Andrew Ng states that for logistic regularization, the L1 regularization is sometimes thought to increase sparseness more than L2 regularization, with some of the weights becoming zero. But I can’t think of any justification for thinking that. It seems that either one would be equally likely to make some weights become zero.
Is there a way to justify this idea, that L1 producing more sparseness than L2?
I’m sure you can google up a more complete explanation, but here are some thoughts:
L1 regularization uses the sum of the absolute values of weights, whereas L2 uses the squares of the weights, of course. These are being added as effectively “penalty terms” to the cost function to try to decrease the general magnitude of the weights in the hopes that will reduce the overfitting. So L1 punishes small weights exactly to the same degree it punishes large values, whereas the quadratic penalty is more sophisticated: it punishes small values more lightly, but punishes large values much more severely. E.g. if a w value is 0.1, then the L1 penalty is 0.1, but the L2 penalty is 0.01. And if w is 0.01, then L1 is 0.01 and L2 is 0.0001. So the closer the weight is to zero, the less the regularization “forcing function” works to further reduce the weight values in the L2 case.
Just to supplement Paul’s answer, here is a graph for a L1 and L2 regularization term. At close to zero, the gradient (slope) in L2 can be much smaller than L1.

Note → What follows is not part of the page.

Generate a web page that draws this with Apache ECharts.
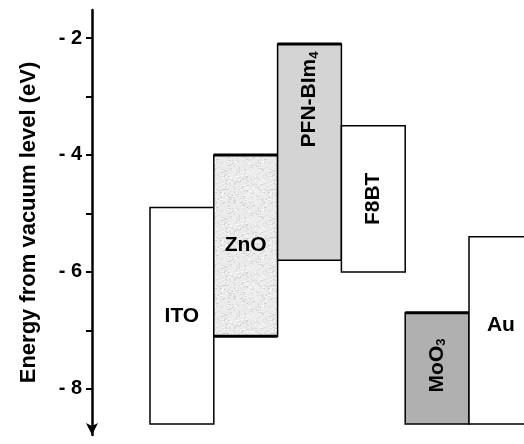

Thanks for the illuminating comments. I also found something in the recent 3rd edition of Hands-On Machine Learning, which has a discussion of exactly this as “Lasso Regression” (Least Absolute Shrinkage and Selection Operator Regression), on p 159 and 160, with some figures. The answer is fairly obvious in retrospect, and maybe just what you were telling me: the L1 regression term uniformly reduces each weight by a constant amount each step, so the smallest weights will hit zero early on, and then be kept there.